Toutes les innombrables choses que l’on pense, que l’on éprouve, que l’on sent, que l’on voit, que l’on fait... tout cela ne sert à rien du tout. Naturellement, en se plaçant au point de vue du yoga.

(S’adressant à l’enfant qui voulait voir la lumière) Tu as encore une question?

Comment entrer dans la chambre?

Tu prends une clef et tu ouvres la porte!

Il faut trouver la clef.

Ou tu t’assois devant la porte jusqu’à ce que tu aies trouvé le mot, l’idée ou la force qui l’ouvre — comme dans les Contes des Mille et Une Nuits.

Ce n’est pas une plaisanterie, c’est très sérieux.

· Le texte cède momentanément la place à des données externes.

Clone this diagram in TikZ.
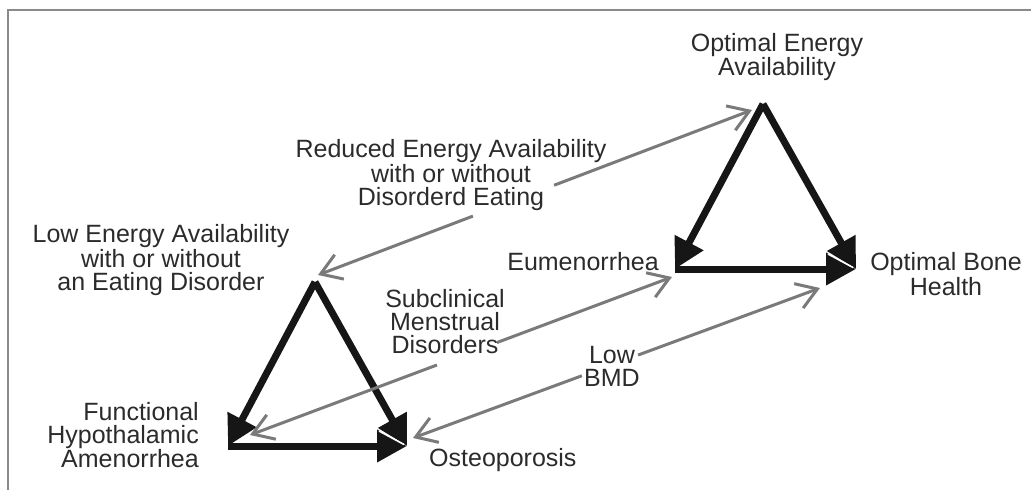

Il faut s’asseoir devant la porte et puis se concentrer jusqu’à ce que l’on ait trouvé ou la clef ou le mot ou le pouvoir de l’ouvrir.

Si on n’essaye pas, cela ne s’ouvre pas tout seul. Peut-être après des milliers d’années, mais tu veux le faire tout de suite — alors? Pour le faire tout de suite, il faut s’asseoir obstinément devant la porte jusqu’à ce qu’on ait trouvé le moyen. Ce peut être une clef, ce peut être un mot, ce peut être une force, ce peut être n’importe quoi, et tu restes devant la porte jusqu’à ce qu’elle s’ouvre.

Et tu ne penses pas à autre chose.

Seulement à ta porte.

N’y a-t-il pas une serrure par où la lumière peut s’échapper?

Une serrure! Qu’est-ce que tu veux dire? Une fente par où la lumière peut s’échapper?... Peut-être qu’elle s’échappe, mais peut-être qu’on ne la voit pas non plus!

Elle s’échappe.

Mais alors c’est un autre problème: il faut ouvrir ses yeux. Il faut apprendre à ouvrir les yeux, à regarder.

Les tout petits enfants ne voient pas, même les toutes petites bêtes ne voient pas, les tout petits chats ne voient pas. Ça leur prend quelques heures ou quelques jours — ils ne voient pas.

Il faut apprendre à voir.

 

1 Selon la terminologie indienne, l’homme «sâttvique» est celui qui est mû par un principe de connaissance, d’équilibre et de lumière, par opposition à l’homme «râjasique» qui vit selon ses désirs et ses passions, et à l’homme «tâmasique» qui vit dans l’inertie et l’obscurité.